----- SUPPLIED ENTRIES
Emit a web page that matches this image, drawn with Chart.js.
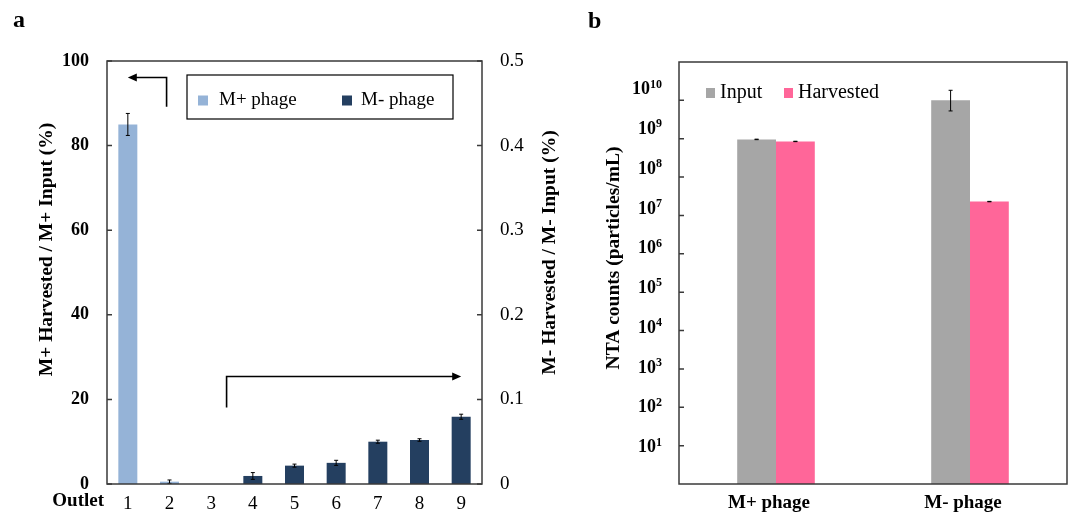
<!DOCTYPE html>
<html>
<head>
<meta charset="utf-8">
<script src="https://cdn.jsdelivr.net/npm/chart.js@4.4.1/dist/chart.umd.min.js"></script>
<style>
  body { margin: 0; background: #fff; width: 1072px; height: 515px; position: relative; overflow: hidden; }
  canvas { position: absolute; top: 0; }
  #chartA { left: 0; }
  #chartB { left: 570px; }
</style>
</head>
<body>
<canvas id="chartA" width="570" height="515"></canvas>
<canvas id="chartB" width="502" height="515"></canvas>
<script>
// ---- panel a data ----
const outlets = ['1', '2', '3', '4', '5', '6', '7', '8', '9']
const mPlusPct = [85, 0.55, 0, null, null, null, null, null, null]
const mPlusErr = [2.6, 0.4, 0, 0, 0, 0, 0, 0, 0]
const mMinusPct = [null, null, 0, 0.0095, 0.0217, 0.025, 0.05, 0.052, 0.0795]
const mMinusErr = [0, 0, 0, 0.004, 0.0018, 0.003, 0.0018, 0.0015, 0.003]
const leftTicks = [0, 20, 40, 60, 80, 100]
const rightTicks = [0, 0.1, 0.2, 0.3, 0.4, 0.5]

// ---- panel b data ----
const phageGroups = ['M+ phage', 'M- phage']
const inputCounts = [9.6e8, 1.0e10]
const inputErrLow = [1.5e7, 4.7e9]
const inputErrHigh = [1.5e7, 8.3e9]
const harvestedCounts = [8.5e8, 2.3e7]
const harvestedErrLow = [1e7, 3e5]
const harvestedErrHigh = [1e7, 3e5]
const logExponents = [1, 2, 3, 4, 5, 6, 7, 8, 9, 10]

const serif = "'Liberation Serif', 'Times New Roman', serif"
const frameColor = '#3a3a3a'
Chart.defaults.font.family = serif
Chart.defaults.color = '#000'

const lightBlue = '#95B3D7'
const navy = '#243F60'
const grey = '#A6A6A6'
const pink = '#FF6699'

const drawArrow = (ctx, pts) => {
  const n = pts.length
  const [x1, y1] = pts[n - 2]
  const [x2, y2] = pts[n - 1]
  const ang = Math.atan2(y2 - y1, x2 - x1)
  const head = 9
  ctx.save()
  ctx.strokeStyle = '#000'
  ctx.fillStyle = '#000'
  ctx.lineWidth = 1.6
  ctx.beginPath()
  ctx.moveTo(pts[0][0], pts[0][1])
  for (let i = 1; i < n - 1; i++) ctx.lineTo(pts[i][0], pts[i][1])
  ctx.lineTo(x2 - Math.cos(ang) * head * 0.8, y2 - Math.sin(ang) * head * 0.8)
  ctx.stroke()
  ctx.beginPath()
  ctx.moveTo(x2, y2)
  ctx.lineTo(x2 - Math.cos(ang) * head + Math.sin(ang) * 4, y2 - Math.sin(ang) * head - Math.cos(ang) * 4)
  ctx.lineTo(x2 - Math.cos(ang) * head - Math.sin(ang) * 4, y2 - Math.sin(ang) * head + Math.cos(ang) * 4)
  ctx.closePath()
  ctx.fill()
  ctx.restore()
}

const vTitle = (ctx, text, x, y) => {
  ctx.save()
  ctx.translate(x, y)
  ctx.rotate(-Math.PI / 2)
  ctx.font = `bold 19.5px ${serif}`
  ctx.fillStyle = '#000'
  ctx.textAlign = 'center'
  ctx.textBaseline = 'middle'
  ctx.fillText(text, 0, 0)
  ctx.restore()
}

const errLine = (ctx, x, yTop, yBot, cap) => {
  ctx.beginPath()
  ctx.moveTo(x, yTop)
  ctx.lineTo(x, yBot)
  ctx.moveTo(x - cap, yTop)
  ctx.lineTo(x + cap, yTop)
  ctx.moveTo(x - cap, yBot)
  ctx.lineTo(x + cap, yBot)
  ctx.stroke()
}

// ---------------- panel a ----------------
const panelA = {
  id: 'panelA',
  afterDatasetsDraw(chart) {
    const { ctx, chartArea: ca, scales } = chart
    const x = scales.x
    const yL = scales.yL
    const yR = scales.yR

    // error bars
    ctx.save()
    ctx.strokeStyle = '#000'
    ctx.lineWidth = 1
    const errs = [mPlusErr, mMinusErr]
    const axes = [yL, yR]
    chart.data.datasets.forEach((ds, di) => {
      const meta = chart.getDatasetMeta(di)
      meta.data.forEach((el, i) => {
        const v = ds.data[i]
        const e = errs[di][i]
        if (v == null || !e) return
        errLine(ctx, el.x, axes[di].getPixelForValue(v + e), axes[di].getPixelForValue(Math.max(v - e, 0)), 2)
      })
    })
    ctx.restore()

    // frame + inward ticks
    ctx.save()
    ctx.strokeStyle = frameColor
    ctx.lineWidth = 1.5
    ctx.strokeRect(ca.left, ca.top, ca.right - ca.left, ca.bottom - ca.top)
    ctx.beginPath()
    leftTicks.forEach((t) => {
      const py = yL.getPixelForValue(t)
      ctx.moveTo(ca.left, py)
      ctx.lineTo(ca.left + 5, py)
    })
    rightTicks.forEach((t) => {
      const py = yR.getPixelForValue(t)
      ctx.moveTo(ca.right - 5, py)
      ctx.lineTo(ca.right, py)
    })
    ctx.stroke()
    ctx.restore()

    // arrows pointing to each axis
    drawArrow(ctx, [
      [x.getPixelForValue(0.93), yL.getPixelForValue(89.2)],
      [x.getPixelForValue(0.93), yL.getPixelForValue(96.1)],
      [x.getPixelForValue(0), yL.getPixelForValue(96.1)],
    ])
    drawArrow(ctx, [
      [x.getPixelForValue(2.37), yL.getPixelForValue(18.1)],
      [x.getPixelForValue(2.37), yL.getPixelForValue(25.4)],
      [x.getPixelForValue(8), yL.getPixelForValue(25.4)],
    ])

    // legend box
    ctx.save()
    ctx.strokeStyle = '#000'
    ctx.lineWidth = 1.2
    ctx.strokeRect(187, 75, 266, 44)
    ctx.font = `19px ${serif}`
    ctx.textBaseline = 'middle'
    ctx.fillStyle = lightBlue
    ctx.fillRect(198, 95.5, 10, 10)
    ctx.fillStyle = navy
    ctx.fillRect(342, 95.5, 10, 10)
    ctx.fillStyle = '#000'
    ctx.fillText(chart.data.datasets[0].label, 219, 100)
    ctx.fillText(chart.data.datasets[1].label, 361, 100)
    ctx.restore()

    // texts
    vTitle(ctx, 'M+ Harvested / M+ Input (%)', 47, 249.5)
    vTitle(ctx, 'M- Harvested / M- Input (%)', 550, 252.5)
    ctx.save()
    ctx.fillStyle = '#000'
    ctx.font = `bold 19px ${serif}`
    ctx.textAlign = 'right'
    ctx.textBaseline = 'middle'
    ctx.fillText('Outlet', 104, 501)
    ctx.font = `bold 24px ${serif}`
    ctx.textAlign = 'left'
    ctx.textBaseline = 'alphabetic'
    ctx.fillText('a', 13, 27)
    ctx.restore()
  },
}

new Chart('chartA', {
  type: 'bar',
  data: {
    labels: outlets,
    datasets: [
      { label: 'M+ phage', data: mPlusPct, backgroundColor: lightBlue, yAxisID: 'yL', grouped: false },
      { label: 'M- phage', data: mMinusPct, backgroundColor: navy, yAxisID: 'yR', grouped: false },
    ],
  },
  options: {
    responsive: false,
    animation: false,
    layout: { padding: { top: 61, left: 0, right: 0, bottom: 0 } },
    datasets: { bar: { categoryPercentage: 1, barPercentage: 0.456 } },
    plugins: { legend: { display: false }, tooltip: { enabled: false } },
    scales: {
      x: {
        grid: { display: false, drawTicks: false },
        border: { display: false },
        ticks: { font: { size: 19 }, padding: 9 },
        afterFit: (s) => { s.height = 31 },
      },
      yL: {
        position: 'left',
        min: 0,
        max: 100,
        afterBuildTicks: (s) => { s.ticks = leftTicks.map((v) => ({ value: v })) },
        grid: { display: false, drawTicks: false },
        border: { display: false },
        ticks: { font: { size: 18, weight: 'bold' }, padding: 18 },
        afterFit: (s) => { s.width = 107 },
      },
      yR: {
        position: 'right',
        min: 0,
        max: 0.5,
        afterBuildTicks: (s) => { s.ticks = rightTicks.map((v) => ({ value: v })) },
        grid: { display: false, drawTicks: false },
        border: { display: false },
        ticks: { font: { size: 19 }, padding: 18, callback: (v) => (v === 0 ? '0' : v.toFixed(1)) },
        afterFit: (s) => { s.width = 88 },
      },
    },
  },
  plugins: [panelA],
})

// ---------------- panel b ----------------
const panelB = {
  id: 'panelB',
  afterDatasetsDraw(chart) {
    const { ctx, chartArea: ca, scales } = chart
    const y = scales.y

    // error bars
    ctx.save()
    ctx.strokeStyle = '#000'
    ctx.lineWidth = 1
    const lows = [inputErrLow, harvestedErrLow]
    const highs = [inputErrHigh, harvestedErrHigh]
    chart.data.datasets.forEach((ds, di) => {
      chart.getDatasetMeta(di).data.forEach((el, i) => {
        const v = ds.data[i]
        errLine(ctx, el.x, y.getPixelForValue(v + highs[di][i]), y.getPixelForValue(v - lows[di][i]), 2)
      })
    })
    ctx.restore()

    // frame + inward ticks
    ctx.save()
    ctx.strokeStyle = frameColor
    ctx.lineWidth = 1.5
    ctx.strokeRect(ca.left, ca.top, ca.right - ca.left, ca.bottom - ca.top)
    ctx.beginPath()
    logExponents.forEach((e) => {
      const py = y.getPixelForValue(Math.pow(10, e))
      ctx.moveTo(ca.left, py)
      ctx.lineTo(ca.left + 5, py)
    })
    ctx.stroke()
    ctx.restore()

    // power-of-ten tick labels
    ctx.save()
    ctx.fillStyle = '#000'
    ctx.textAlign = 'right'
    ctx.textBaseline = 'middle'
    const right = ca.left - 17
    logExponents.forEach((e) => {
      const py = y.getPixelForValue(Math.pow(10, e)) + 1.8 - (e - 1) * 1.4
      ctx.font = `bold 12px ${serif}`
      const ew = ctx.measureText(String(e)).width
      ctx.fillText(String(e), right, py - 5)
      ctx.font = `bold 18px ${serif}`
      ctx.fillText('10', right - ew, py)
    })
    ctx.restore()

    // legend
    ctx.save()
    ctx.font = `20px ${serif}`
    ctx.textBaseline = 'middle'
    ctx.fillStyle = grey
    ctx.fillRect(136, 88, 9, 10)
    ctx.fillStyle = pink
    ctx.fillRect(214, 88, 9, 10)
    ctx.fillStyle = '#000'
    ctx.fillText(chart.data.datasets[0].label, 150, 93)
    ctx.fillText(chart.data.datasets[1].label, 228, 93)
    ctx.restore()

    vTitle(ctx, 'NTA counts (particles/mL)', 43.5, 258)
    ctx.save()
    ctx.fillStyle = '#000'
    ctx.font = `bold 24px ${serif}`
    ctx.fillText('b', 18, 28)
    ctx.restore()
  },
}

new Chart('chartB', {
  type: 'bar',
  data: {
    labels: phageGroups,
    datasets: [
      { label: 'Input', data: inputCounts, backgroundColor: grey },
      { label: 'Harvested', data: harvestedCounts, backgroundColor: pink },
    ],
  },
  options: {
    responsive: false,
    animation: false,
    layout: { padding: { top: 62, left: 0, right: 5, bottom: 0 } },
    datasets: { bar: { categoryPercentage: 0.4, barPercentage: 1 } },
    plugins: { legend: { display: false }, tooltip: { enabled: false } },
    scales: {
      x: {
        grid: { display: false, drawTicks: false },
        border: { display: false },
        ticks: { font: { size: 19, weight: 'bold' }, padding: 8, labelOffset: -7 },
        afterFit: (s) => { s.height = 31 },
      },
      y: {
        type: 'logarithmic',
        min: 1,
        max: 1e11,
        grid: { display: false, drawTicks: false },
        border: { display: false },
        ticks: { display: false },
        afterFit: (s) => { s.width = 109 },
      },
    },
  },
  plugins: [panelB],
})
</script>
</body>
</html>
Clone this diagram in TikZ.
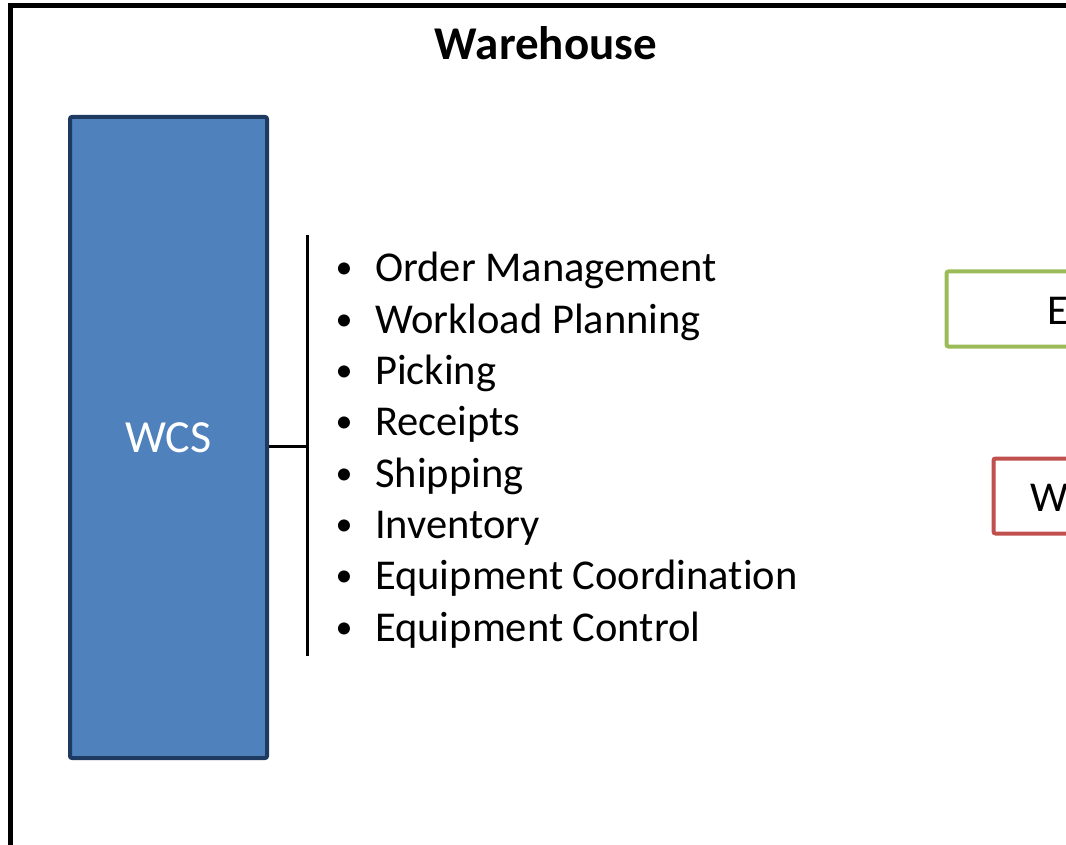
\documentclass[tikz,border=0pt]{standalone}
\usepackage{fontspec}
\setmainfont[Ligatures=NoCommon]{Carlito}
\definecolor{wcsfill}{HTML}{4F81BD}
\definecolor{wcsline}{HTML}{1F3A60}
\definecolor{grn}{HTML}{9BBB59}
\definecolor{red2}{HTML}{C0504D}
\tikzset{
  big/.style={font=\fontsize{42.5}{50}\selectfont},
  item/.style={big, anchor=base west, inner sep=0pt},
  dot/.style={font=\fontsize{34}{40}\selectfont, anchor=base, inner sep=0pt},
  sysbox/.style={line width=4pt, rounded corners=2pt, fill=white},
}
\begin{document}
\begin{tikzpicture}[x=1pt,y=-1pt]
\useasboundingbox (0,0) rectangle (1066,845);
\clip (0,0) rectangle (1066,845);
% frame
\draw[line width=5pt] (10.5,6) rectangle (1200,1000);
\node[font=\bfseries\fontsize{47}{56}\selectfont, anchor=base] (title) at (546,60) {Warehouse};
% WCS
\node[draw=wcsline, fill=wcsfill, line width=4pt, rounded corners=2pt,
      minimum width=197pt, minimum height=641pt, inner sep=0pt,
      text=white, font=\fontsize{46}{54}\selectfont] (wcs) at (168.5,437.5) {WCS};
% bracket
\coordinate (btop) at (307,235);
\coordinate (bbot) at (307,656);
\coordinate (bmid) at (307,446);
\draw[line width=3pt] (btop) -- (bbot);
\draw[line width=3pt] (wcs.east |- bmid) -- (bmid);
% items
\foreach \t [count=\i from 0] in {Order Management, Workload Planning, Picking, Receipts, Shipping, Inventory, Equipment Coordination, Equipment Control}{
  \node[dot] (b\i) at (344,{279+51.3*\i}) {•};
  \node[item] (i\i) at (375,{282+51.3*\i}) {\t};
}
% cropped boxes on the right
\draw[sysbox, draw=grn] (946.5,271.5) rectangle (1200,346.5);
\node[item] (e) at (1047,324) {E};
\draw[sysbox, draw=red2] (993.5,458.5) rectangle (1200,533.5);
\node[item] (w) at (1030,511) {W};
\end{tikzpicture}
\end{document}
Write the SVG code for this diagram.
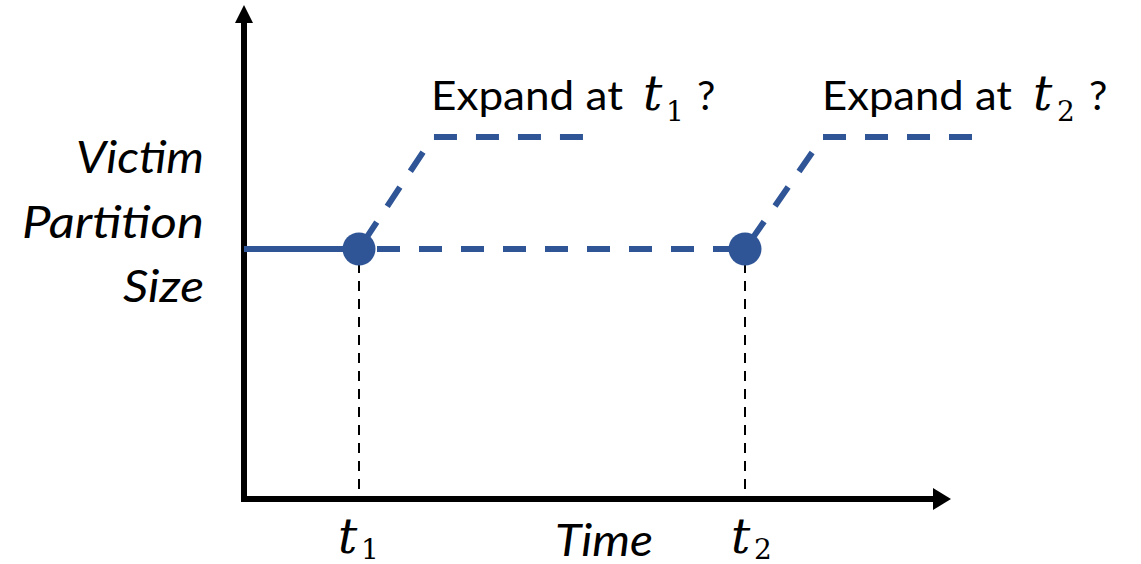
----------
■ **TO DO**:
The word "diagram" may appear on some lines. Report how many lines hold it, giving the number alone.

■ **SOLUTION TO THIS EXERCISE**:
2